Very funny thread - to me. I read thru all the threads on this, and how you use bread, or grease - a bolt of the correct diameter, pullers from here or there. I tried all of these !!!! None worked !!! I busted 2 pilot brg pullers. Went thru 2 loafs of nice soft bread. Gobs of grease. Crap everywhere. I was hammering on the bolt and hit it with a glancing blow. It caused the bolt to fly back out of the pilot bearing (hydraulic pressure), just miss me, and fly thru the garage window behind me. Very agravating ......... Funny in a twisted way, now that I recollect the whole thing.
Nothing worked. Zero. Nada.
Finally, I borrowed a dremel with some carbide bits and sectioned the bearing in a couple of places, nice and careful. Those bits went thru that bearing steel like butta. Then pryed it out. Took me 10 minutes. That thing must have been set in there with super ubber red locktite. Or something.
Cleaned out the bore and pressed in a new bearing, which went in fine.

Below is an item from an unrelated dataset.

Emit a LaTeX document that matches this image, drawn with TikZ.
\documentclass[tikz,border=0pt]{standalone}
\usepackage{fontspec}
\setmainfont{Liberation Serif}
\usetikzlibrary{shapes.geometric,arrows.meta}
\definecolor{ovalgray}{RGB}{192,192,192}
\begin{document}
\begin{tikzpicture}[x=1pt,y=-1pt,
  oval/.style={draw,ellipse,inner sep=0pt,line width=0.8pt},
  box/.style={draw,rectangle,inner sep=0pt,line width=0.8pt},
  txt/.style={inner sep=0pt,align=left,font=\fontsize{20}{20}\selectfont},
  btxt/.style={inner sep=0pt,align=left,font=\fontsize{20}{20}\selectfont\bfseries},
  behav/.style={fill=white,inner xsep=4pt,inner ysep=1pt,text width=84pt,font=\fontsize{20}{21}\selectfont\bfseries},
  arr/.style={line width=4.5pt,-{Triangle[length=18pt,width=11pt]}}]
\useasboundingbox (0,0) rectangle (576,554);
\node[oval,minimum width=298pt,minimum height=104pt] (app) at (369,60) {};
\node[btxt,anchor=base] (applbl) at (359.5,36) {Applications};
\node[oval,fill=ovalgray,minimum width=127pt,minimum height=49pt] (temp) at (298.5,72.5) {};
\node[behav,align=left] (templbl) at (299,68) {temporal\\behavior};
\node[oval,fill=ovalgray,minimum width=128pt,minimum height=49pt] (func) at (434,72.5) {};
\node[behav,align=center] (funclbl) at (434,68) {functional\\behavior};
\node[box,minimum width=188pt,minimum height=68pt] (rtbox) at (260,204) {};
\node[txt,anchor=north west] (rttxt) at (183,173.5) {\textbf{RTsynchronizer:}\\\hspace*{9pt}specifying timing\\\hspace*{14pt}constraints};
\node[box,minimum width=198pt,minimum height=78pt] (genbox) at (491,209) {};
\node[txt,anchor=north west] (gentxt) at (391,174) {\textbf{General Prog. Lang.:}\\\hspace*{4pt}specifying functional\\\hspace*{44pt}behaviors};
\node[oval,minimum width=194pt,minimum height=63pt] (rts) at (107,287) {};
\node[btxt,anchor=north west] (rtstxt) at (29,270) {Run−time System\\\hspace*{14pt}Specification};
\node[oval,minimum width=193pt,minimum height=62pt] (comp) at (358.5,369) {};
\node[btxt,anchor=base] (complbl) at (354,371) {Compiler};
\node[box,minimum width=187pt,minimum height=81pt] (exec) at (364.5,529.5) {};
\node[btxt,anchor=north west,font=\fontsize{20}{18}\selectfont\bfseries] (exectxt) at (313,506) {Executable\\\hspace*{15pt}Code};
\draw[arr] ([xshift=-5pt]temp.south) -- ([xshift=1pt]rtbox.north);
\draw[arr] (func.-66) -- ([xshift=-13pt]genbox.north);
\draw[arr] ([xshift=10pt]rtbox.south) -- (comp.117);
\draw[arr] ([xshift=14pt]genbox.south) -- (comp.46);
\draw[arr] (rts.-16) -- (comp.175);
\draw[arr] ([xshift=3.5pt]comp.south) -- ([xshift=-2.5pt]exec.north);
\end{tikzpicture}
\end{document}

Whoever rebuilt my engine back whenever did the same on the crank pulley. It aint movin.
Have fun.
 
Bread is much cleaner than using wheel bearing grease , Vaseline or similar . Stings the eyes way less , too .
Sarge

I used a variation on the bread technique. Soaked paper towels in water. It worked just as well and I didn't have to run to the store to buy a loaf of bread, just used a half a roll of cheap paper towels and saved $35 by not buying a tool that I'd never use again.